Geneviève Desautels entend cerner les indicateurs les plus pertinents et se fixer des cibles afin de pousser plus loin les notions de choix éclairés. Une nouvelle campagne de promotion est en préparation dans le contexte du 35e anniversaire, en octobre, avec André Robitaille comme ambassadeur. « Il faut aller plus loin que “la modération a meilleur goût”, insister sur l’importance de choisir de consommer ou non, selon le contexte. »
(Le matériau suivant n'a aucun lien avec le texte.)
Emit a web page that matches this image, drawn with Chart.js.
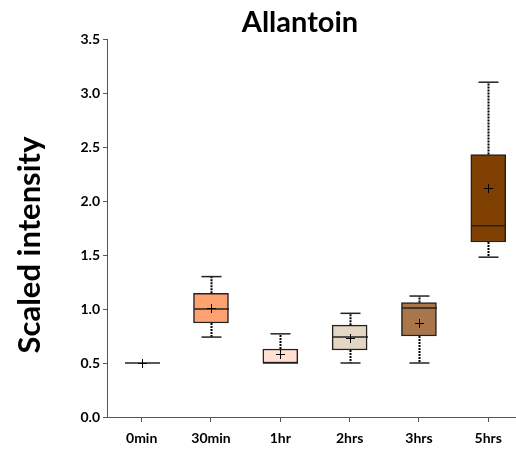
<!DOCTYPE html>
<html><head><meta charset="utf-8">
<script src="https://cdn.jsdelivr.net/npm/chart.js@4/dist/chart.umd.min.js"></script>
<style>html,body{margin:0;padding:0;background:#fff}#wrap{width:516px;height:449px}</style>
</head><body><div id="wrap"><canvas id="c" width="516" height="449"></canvas></div>
<script>
const categories = ['0min','30min','1hr','2hrs','3hrs','5hrs'];
const whiskerLow  = [0.50, 0.74, 0.50, 0.50, 0.50, 1.48];
const q1          = [0.50, 0.87, 0.50, 0.62, 0.75, 1.62];
const median      = [0.50, 1.00, 0.50, 0.74, 1.01, 1.77];
const q3          = [0.50, 1.145, 0.63, 0.85, 1.06, 2.43];
const whiskerHigh = [0.50, 1.30, 0.77, 0.96, 1.12, 3.10];
const means       = [0.50, 1.01, 0.58, 0.73, 0.87, 2.12];
const boxColors   = ['#ffffff','#ffa271','#ffe0d2','#e4d6c4','#a8764a','#7f3f00'];
const yTicks = [0,0.5,1,1.5,2,2.5,3,3.5];
const chartTitle = 'Allantoin';
const yTitle = 'Scaled intensity';

const FONT = 'Lato, "Open Sans", sans-serif';

const boxPlugin = {
  id: 'boxExtras',
  afterDatasetsDraw(chart) {
    const ctx = chart.ctx, xs = chart.scales.x, ys = chart.scales.y;
    const half = 17.5, cap = 10, cr = 4.5;
    ctx.save();
    categories.forEach((c, i) => {
      const x = Math.round(xs.getPixelForValue(i)) + 0.5;
      ctx.strokeStyle = '#000';
      ctx.lineWidth = 2;
      ctx.setLineDash([2, 1]);
      if (whiskerHigh[i] > q3[i]) {
        ctx.beginPath();
        ctx.moveTo(x, ys.getPixelForValue(q3[i]));
        ctx.lineTo(x, ys.getPixelForValue(whiskerHigh[i]));
        ctx.stroke();
      }
      if (whiskerLow[i] < q1[i]) {
        ctx.beginPath();
        ctx.moveTo(x, ys.getPixelForValue(q1[i]));
        ctx.lineTo(x, ys.getPixelForValue(whiskerLow[i]));
        ctx.stroke();
      }
      ctx.setLineDash([]);
      ctx.lineWidth = 1.5;
      ctx.strokeStyle = '#222';
      if (whiskerHigh[i] > q3[i]) {
        const y = ys.getPixelForValue(whiskerHigh[i]);
        ctx.beginPath(); ctx.moveTo(x - cap, y); ctx.lineTo(x + cap, y); ctx.stroke();
      }
      if (whiskerLow[i] < q1[i]) {
        const y = ys.getPixelForValue(whiskerLow[i]);
        ctx.beginPath(); ctx.moveTo(x - cap, y); ctx.lineTo(x + cap, y); ctx.stroke();
      }
      const ym = ys.getPixelForValue(median[i]);
      ctx.beginPath(); ctx.moveTo(x - half, ym); ctx.lineTo(x + half, ym); ctx.stroke();
      const yc = Math.round(ys.getPixelForValue(means[i])) + 0.5;
      ctx.lineWidth = 1;
      ctx.strokeStyle = '#000';
      ctx.beginPath();
      ctx.moveTo(x - cr, yc); ctx.lineTo(x + cr, yc);
      ctx.moveTo(x, yc - cr); ctx.lineTo(x, yc + cr);
      ctx.stroke();
    });
    ctx.fillStyle = '#000';
    ctx.textAlign = 'center';
    ctx.textBaseline = 'middle';
    ctx.font = 'bold 29px ' + FONT;
    ctx.fillText(chartTitle, 300, 23);
    ctx.translate(30, 245);
    ctx.rotate(-Math.PI / 2);
    ctx.font = 'bold 31px ' + FONT;
    ctx.fillText(yTitle, 0, 0);
    ctx.restore();
  }
};

new Chart(document.getElementById('c'), {
  type: 'bar',
  data: {
    datasets: [{
      data: categories.map((c, i) => ({ x: i, y: [q1[i], q3[i]] })),
      backgroundColor: boxColors,
      borderColor: '#222',
      borderWidth: 1.5,
      borderSkipped: false,
      barThickness: 35
    }]
  },
  options: {
    responsive: false,
    animation: false,
    layout: { padding: { top: 39, right: 0, left: 0, bottom: 0 } },
    plugins: { legend: { display: false }, tooltip: { enabled: false }, title: { display: false } },
    scales: {
      x: {
        type: 'linear',
        offset: false,
        min: -0.5, max: 5.4,
        afterBuildTicks: (s) => { s.ticks = categories.map((c, i) => ({ value: i })); },
        afterFit: (s) => { s.height = 32; },
        ticks: {
          callback: (v) => categories[v],
          font: { family: FONT, weight: 'bold', size: 14 },
          color: '#000',
          padding: 8,
          maxRotation: 0
        },
        grid: { offset: false, drawOnChartArea: false, drawTicks: true, tickLength: 5, color: '#555' },
        border: { color: '#555', width: 1 }
      },
      y: {
        min: 0, max: 3.5,
        afterBuildTicks: (s) => { s.ticks = yTicks.map(v => ({ value: v })); },
        afterFit: (s) => { s.width = 107; },
        ticks: {
          callback: (v) => v.toFixed(1),
          font: { family: FONT, weight: 'bold', size: 14 },
          color: '#000',
          padding: 3
        },
        grid: { drawOnChartArea: false, drawTicks: true, tickLength: 4, color: '#555' },
        border: { color: '#555', width: 1 }
      }
    }
  },
  plugins: [boxPlugin]
});
</script>
</body></html>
« Il faut aller plus loin que “la modération a meilleur goût”, insister sur l’importance de choisir de consommer ou non, selon le contexte. » - Geneviève Desautels

Elle veut aussi explorer les effets de l’alcool sur la santé mentale, physique et sociale. L’organisation cessera de se concentrer sur les quantités consommées, parce que les experts ne s’entendent pas sur ces notions considérées dépassées par certains, même si la science avance à vitesse grand V sur ces sujets. « Même s’il est clair que nous ne sommes pas égaux devant l’alcool pour des raisons physiques, génétiques et sociales, on va insister sur ce qui amène les gens à consommer de l’alcool : célébrer, déguster, susciter des émotions positives, lutter contre l’anxiété, la déprime, la timidité... »
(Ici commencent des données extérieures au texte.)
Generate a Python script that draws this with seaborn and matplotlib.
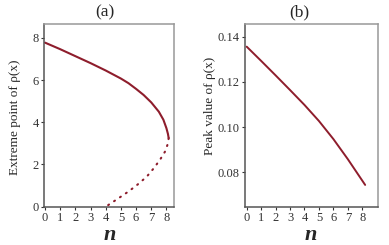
import pandas as pd
import seaborn as sns
import matplotlib.pyplot as plt

# Panel (a): extreme point of rho(x) vs n, stable branch (solid)
upper_n = [0.0, 1.0, 2.0, 3.0, 4.0, 5.0, 5.5, 6.0, 6.5, 7.0, 7.5, 7.8, 8.0, 8.1, 8.15]
upper_y = [7.77, 7.46, 7.13, 6.80, 6.45, 6.07, 5.85, 5.58, 5.29, 4.94, 4.50, 4.12, 3.72, 3.45, 3.25]

# Panel (a): lower branch (dotted)
lower_n = [8.15, 8.08, 7.9, 7.6, 7.2, 6.7, 6.1, 5.5, 4.8, 4.0]
lower_y = [3.25, 2.95, 2.6, 2.25, 1.85, 1.42, 1.05, 0.72, 0.38, 0.0]

# Panel (b): peak value of rho(x) vs n
peak_n = [0.0, 1.0, 2.0, 3.0, 4.0, 5.0, 6.0, 7.0, 8.0, 8.2]
peak_y = [0.1356, 0.1293, 0.1229, 0.1164, 0.1098, 0.1027, 0.0947, 0.0858, 0.0763, 0.0744]

ticks_n = [0, 1, 2, 3, 4, 5, 6, 7, 8]
ticks_a = [0, 2, 4, 6, 8]
ticks_b = [0.08, 0.10, 0.12, 0.14]
tick_labels_b = ["0.08", "0.10", "0.12", "0.14"]

sns.set_style("white")
plt.rcParams['font.family'] = ['Liberation Serif', 'DejaVu Serif']

line_color = "#8e1d2c"

fig = plt.figure(figsize=(3.89, 2.45), dpi=100)
ax1 = fig.add_axes([0.1131, 0.1563, 0.3342, 0.7437])
ax2 = fig.add_axes([0.629, 0.154, 0.342, 0.7468])

upper = pd.DataFrame({"n": upper_n, "y": upper_y})
lower = pd.DataFrame({"n": lower_n, "y": lower_y})
peak = pd.DataFrame({"n": peak_n, "y": peak_y})

sns.lineplot(data=upper, x="n", y="y", sort=False, estimator=None,
             color=line_color, linewidth=1.5, ax=ax1)
sns.lineplot(data=lower, x="n", y="y", sort=False, estimator=None,
             color=line_color, linewidth=1.5, linestyle=(0, (0.5, 2.9)),
             dash_capstyle="round", ax=ax1)
sns.lineplot(data=peak, x="n", y="y", sort=False, estimator=None,
             color=line_color, linewidth=1.4, ax=ax2)

ax1.set_xlim(-0.07, 8.5)
ax1.set_ylim(0, 8.63)
ax1.set_yticks(ticks_a)
ax2.set_xlim(-0.14, 9.07)
ax2.set_ylim(0.0645, 0.1455)
ax2.set_yticks(ticks_b)
ax2.set_yticklabels(tick_labels_b)

for ax in (ax1, ax2):
    ax.set_xticks(ticks_n)
    ax.set_xlabel("")
    ax.set_ylabel("")
    ax.tick_params(axis="both", direction="out", length=2.5, width=0.8,
                   colors="#333333", labelsize=9, pad=1.2, left=True, bottom=True)
    for side in ("left", "bottom"):
        ax.spines[side].set_color("#555555")
        ax.spines[side].set_linewidth(1.1)
    for side in ("top", "right"):
        ax.spines[side].set_color("#999999")
        ax.spines[side].set_linewidth(1.1)

# titles, axis labels
fig.text(105 / 389, 1 - 12 / 245, "(a)", ha="center", va="center", fontsize=12.5)
fig.text(299 / 389, 1 - 12 / 245, "(b)", ha="center", va="center", fontsize=12.5)
fig.text(15 / 389, 1 - 117 / 245, "Extreme point of ρ(x)", rotation=90,
         ha="center", va="center", fontsize=9.5)
fig.text(210 / 389, 1 - 106 / 245, "Peak value of ρ(x)", rotation=90,
         ha="center", va="center", fontsize=9.5)
fig.text(110 / 389, 1 - 240 / 245, "n", ha="center", va="baseline",
         fontsize=16, style="italic", weight="bold")
fig.text(311 / 389, 1 - 240 / 245, "n", ha="center", va="baseline",
         fontsize=16, style="italic", weight="bold")

fig.savefig("out.png", dpi=100)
Éduc’Alcool veut rejoindre massivement les jeunes, avec des contenus adaptés pour le numérique : « Nous offrons des conseils en misant sur l’inclusivité, tout en démocratisant une information que peu de gens maîtrisent adéquatement », insiste une Geneviève Desautels au sommet de sa forme de communicatrice et de gestionnaire.